Les aficionados de comédies musicales ont pu découvrir également Bonnie & Clyde de Raphaël Bancou au Théâtre des Béliers, sympathique divertissement qui a reçu le soutien de notre Fonds de Création Lyrique mais qui mériterait toutefois quelques petits aménagements avant sa reprise parisienne prévue, cette saison, à l’Alhambra du 22 décembre 2009 au 17 janvier 2010.

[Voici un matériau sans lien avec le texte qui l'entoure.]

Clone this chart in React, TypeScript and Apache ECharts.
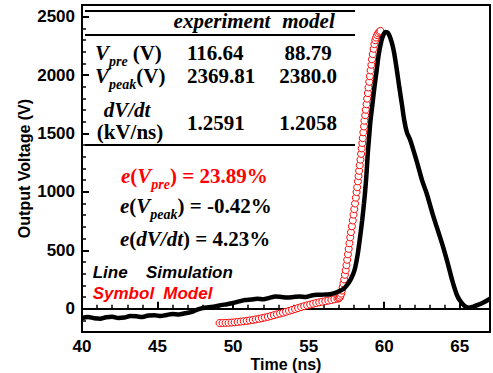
import React, { useEffect, useRef } from 'react';
import * as echarts from 'echarts';

// ---- Data ----
const simTime = [40.0, 40.4, 40.8, 41.2, 41.6, 42.0, 42.4, 42.8, 43.2, 43.6, 44.0, 44.4, 44.8, 45.2, 45.6, 46.0, 46.4, 46.8, 47.2, 47.6, 48.0, 48.4, 48.8, 49.2, 49.6, 50.0, 50.4, 50.8, 51.2, 51.6, 52.0, 52.4, 52.8, 53.2, 53.6, 54.0, 54.4, 54.8, 55.2, 55.6, 56.0, 56.4, 56.8, 57.2, 57.5, 57.8, 58.03, 58.25, 58.4, 58.54, 58.66, 58.76, 58.84, 58.91, 59.0, 59.09, 59.22, 59.35, 59.5, 59.64, 59.8, 59.95, 60.1, 60.25, 60.4, 60.55, 60.67, 60.85, 61.0, 61.17, 61.33, 61.5, 61.7, 61.9, 62.2, 62.5, 62.8, 63.2, 63.6, 63.9, 64.2, 64.5, 64.8, 65.0, 65.3, 65.6, 65.9, 66.2, 66.6, 67.0];
const simVoltage = [-80, -72, -82, -86, -74, -70, -80, -76, -64, -66, -72, -58, -56, -64, -54, -46, -50, -40, -30, -10, 6, 12, 18, 30, 38, 48, 62, 74, 78, 84, 80, 92, 104, 100, 96, 100, 104, 100, 112, 118, 120, 124, 138, 160, 195, 255, 327, 470, 610, 755, 900, 1039, 1180, 1325, 1470, 1609, 1750, 1894, 2040, 2179, 2285, 2345, 2368, 2362, 2320, 2255, 2179, 2030, 1894, 1750, 1609, 1510, 1450, 1370, 1240, 1100, 990, 812, 650, 527, 390, 242, 120, 71, 25, 8, 18, 32, 55, 85];

const modelTime = [49.1, 49.3, 49.5, 49.7, 49.9, 50.1, 50.3, 50.5, 50.7, 50.9, 51.1, 51.3, 51.5, 51.7, 51.9, 52.1, 52.3, 52.5, 52.7, 52.9, 53.1, 53.3, 53.5, 53.7, 53.9, 54.1, 54.3, 54.5, 54.7, 54.9, 55.1, 55.3, 55.5, 55.7, 55.9, 56.1, 56.3, 56.5, 56.7, 56.9,
  57.0, 57.05, 57.1, 57.15, 57.2, 57.25, 57.3, 57.35, 57.4, 57.45, 57.5, 57.55, 57.6, 57.65, 57.7, 57.75, 57.8, 57.86, 57.92, 57.97, 58.02, 58.07, 58.12, 58.17, 58.21, 58.26, 58.3, 58.34, 58.38, 58.43, 58.47, 58.51, 58.55, 58.58, 58.62, 58.66, 58.69, 58.74, 58.78, 58.83, 58.87, 58.92, 58.96, 59.01, 59.05, 59.1, 59.15, 59.19, 59.24, 59.3, 59.35, 59.41, 59.46, 59.53, 59.6, 59.68, 59.75];
const modelVoltage = [-123, -123, -122, -121, -119, -117, -114, -111, -108, -105, -101, -97, -92, -87, -82, -76, -70, -63, -56, -49, -42, -35, -27, -19, -11, -3, 5, 13, 21, 28, 35, 42, 48, 54, 59, 64, 69, 74, 80, 85,
  88, 95, 110, 128, 155, 183, 215, 250, 290, 330, 372, 418, 465, 512, 560, 610, 655, 705, 755, 805, 852, 900, 950, 998, 1039, 1090, 1135, 1180, 1228, 1276, 1325, 1372, 1418, 1460, 1510, 1560, 1609, 1656, 1703, 1750, 1798, 1846, 1894, 1942, 1990, 2040, 2088, 2135, 2179, 2225, 2265, 2298, 2321, 2342, 2358, 2370, 2378];

const tableHeader = ['experiment', 'model'];
const vpreValues = ['116.64', '88.79'];
const vpeakValues = ['2369.81', '2380.0'];
const dvdtValues = ['1.2591', '1.2058'];
const errorValues = ['23.89%', '-0.42%', '4.23%'];
const legendLine = ['Line', 'Simulation'];
const legendSymbol = ['Symbol', 'Model'];

const SERIF = '"Liberation Serif", "Times New Roman", serif';
const SANS = '"Liberation Sans", Arial, sans-serif';

let mctx: CanvasRenderingContext2D | null = null;
function measure(t: string, size: number, italic: boolean, family: string) {
  if (!mctx) mctx = document.createElement('canvas').getContext('2d');
  if (!mctx) return t.length * size * 0.5;
  mctx.font = `${italic ? 'italic ' : ''}bold ${size}px ${family}`;
  return mctx.measureText(t).width;
}

type Part = { t: string; size?: number; it?: boolean; dy?: number; gap?: number };
function run(parts: Part[], x: number, y: number, color: string, family: string, align: 'left' | 'center' = 'left', defSize = 21) {
  const widths = parts.map((p) => (p.gap ?? 0) + measure(p.t, p.size ?? defSize, !!p.it, family));
  const total = widths.reduce((a, b) => a + b, 0);
  let cx = align === 'center' ? x - total / 2 : x;
  return parts.map((p, i) => {
    const el = {
      type: 'text',
      x: cx + (p.gap ?? 0),
      y: y + (p.dy ?? 0),
      z: 100,
      style: {
        text: p.t,
        fill: color,
        fontSize: p.size ?? defSize,
        fontFamily: family,
        fontWeight: 'bold',
        fontStyle: p.it ? 'italic' : 'normal',
        align: 'left',
        verticalAlign: 'middle',
      },
    };
    cx += widths[i];
    return el;
  });
}

function rule(y: number) {
  return { type: 'line', z: 100, shape: { x1: 85, y1: y, x2: 355, y2: y }, style: { stroke: '#000', lineWidth: 2 } };
}

export default function App() {
  const ref = useRef<HTMLDivElement>(null);
  useEffect(() => {
    if (!ref.current) return;
    const chart = echarts.init(ref.current, undefined, { renderer: 'svg' });
    const simData = simTime.map((t, i) => [t, simVoltage[i]]);
    const modelData = modelTime.map((t, i) => [t, modelVoltage[i]]);
    const SUB = 14;
    const SDY = 8;
    const graphics: any[] = [
      rule(11), rule(35), rule(145),
      ...run([{ t: tableHeader[0], it: true }], 222, 21, '#000', SERIF, 'center'),
      ...run([{ t: tableHeader[1], it: true }], 308.5, 21, '#000', SERIF, 'center'),
      ...run([{ t: 'V', it: true }, { t: 'pre', it: true, size: SUB, dy: SDY }, { t: '(V)', gap: 5 }], 95, 53, '#000', SERIF),
      ...run([{ t: 'V', it: true }, { t: 'peak', it: true, size: SUB, dy: SDY }, { t: '(V)' }], 95, 76, '#000', SERIF),
      ...run([{ t: 'dV/dt', it: true }], 127, 110, '#000', SERIF, 'center'),
      ...run([{ t: '(kV/ns)' }], 130, 132, '#000', SERIF, 'center'),
      ...run([{ t: vpreValues[0] }], 187, 53, '#000', SERIF),
      ...run([{ t: vpeakValues[0] }], 187, 76, '#000', SERIF),
      ...run([{ t: dvdtValues[0] }], 187, 123, '#000', SERIF),
      ...run([{ t: vpreValues[1] }], 308, 53, '#000', SERIF, 'center'),
      ...run([{ t: vpeakValues[1] }], 308, 76, '#000', SERIF, 'center'),
      ...run([{ t: dvdtValues[1] }], 308, 123, '#000', SERIF, 'center'),
      ...run([{ t: 'e', it: true }, { t: '(' }, { t: 'V', it: true }, { t: 'pre', it: true, size: SUB, dy: SDY }, { t: ') = ' + errorValues[0] }], 121, 176, '#ff0000', SERIF),
      ...run([{ t: 'e', it: true }, { t: '(' }, { t: 'V', it: true }, { t: 'peak', it: true, size: SUB, dy: SDY }, { t: ') = ' + errorValues[1] }], 120, 206, '#000', SERIF),
      ...run([{ t: 'e', it: true }, { t: '(' }, { t: 'dV/dt', it: true }, { t: ') = ' + errorValues[2] }], 120, 239, '#000', SERIF),
      ...run([{ t: legendLine[0], it: true }], 92.7, 272.5, '#000', SANS, 'left', 17),
      ...run([{ t: legendLine[1], it: true }], 146, 272.5, '#000', SANS, 'left', 17),
      ...run([{ t: legendSymbol[0], it: true }], 92.7, 293, '#ff0000', SANS, 'left', 17),
      ...run([{ t: legendSymbol[1], it: true }], 163.3, 293, '#ff0000', SANS, 'left', 17),
    ];
    const labelStyle = { color: '#000', fontSize: 17, fontWeight: 'bold' as const, fontFamily: SANS };
    chart.setOption({
      animation: false,
      backgroundColor: '#fff',
      grid: { left: 82, right: 3, top: 5, bottom: 41, show: true, borderColor: '#000', borderWidth: 2, backgroundColor: 'transparent', outerBoundsMode: 'none', containLabel: false },
      xAxis: [
        {
          type: 'value', min: 40, max: 67, interval: 5, position: 'bottom',
          axisLine: { show: true, lineStyle: { color: '#000', width: 2 } },
          axisTick: { show: true, inside: true, length: 7, lineStyle: { color: '#000', width: 2 } },
          axisLabel: { ...labelStyle, margin: 6, showMaxLabel: false },
          splitLine: { show: false },
          name: 'Time (ns)', nameLocation: 'middle', nameGap: 24, nameMoveOverlap: false,
          nameTextStyle: { color: '#000', fontSize: 16, fontWeight: 'bold', fontFamily: SANS },
        },
        {
          type: 'value', min: 40, max: 67, interval: 1, position: 'bottom',
          axisLine: { show: false },
          axisTick: { show: true, inside: true, length: 4, lineStyle: { color: '#000', width: 1.5 } },
          axisLabel: { show: false }, splitLine: { show: false },
        },
      ],
      yAxis: [
        {
          type: 'value', min: -200, max: 2600, splitNumber: 5, position: 'left',
          axisLine: { show: true, lineStyle: { color: '#000', width: 2 } },
          axisTick: { show: true, inside: true, length: 7, lineStyle: { color: '#000', width: 2 } },
          axisLabel: { ...labelStyle, margin: 7, showMinLabel: false, showMaxLabel: false, formatter: (v: number) => (v % 500 === 0 ? String(v) : '') },
          splitLine: { show: false },
          name: 'Output Voltage (V)', nameLocation: 'middle', nameGap: 50, nameMoveOverlap: false,
          nameTextStyle: { color: '#000', fontSize: 16, fontWeight: 'bold', fontFamily: SANS },
        },
        {
          type: 'value', min: -200, max: 2600, interval: 100, position: 'left',
          axisLine: { show: false },
          axisTick: { show: true, inside: true, length: 4, lineStyle: { color: '#000', width: 1.5 } },
          axisLabel: { show: false }, splitLine: { show: false },
        },
      ],
      series: [
        {
          type: 'line', data: simData, xAxisIndex: 0, yAxisIndex: 0,
          showSymbol: false, symbol: 'none', smooth: 0.3,
          lineStyle: { color: '#000', width: 4.5 },
        },
        {
          type: 'scatter', data: modelData, xAxisIndex: 0, yAxisIndex: 0,
          symbol: 'circle', symbolSize: 7,
          itemStyle: { color: '#fff', borderColor: '#ff0000', borderWidth: 1, opacity: 1 },
        },
      ],
      graphic: graphics,
    });
    return () => chart.dispose();
  }, []);
  return <div ref={ref} style={{ position: 'absolute', left: 0, top: 0, width: 493, height: 373 }} />;
}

Mon regret – lié à des horaires ou dates incompatibles – sera d’avoir manqué notamment :
La disgrâce de Jean-Sébastien Bach de Sophie Deschamps et Jean-François Robin au Théâtre du Balcon et Le mot progrès dans la bouche de ma mère sonnait terriblement faux de Mateï Visniec au Théâtre des Halles mais on ne peut, hélas, pas tout voir tant les spectacles sont nombreux…Près de 1000 cette année rien que dans le Off !
Pour l’heure, et en attendant le cru 2010, je vous souhaite une très bonne rentrée.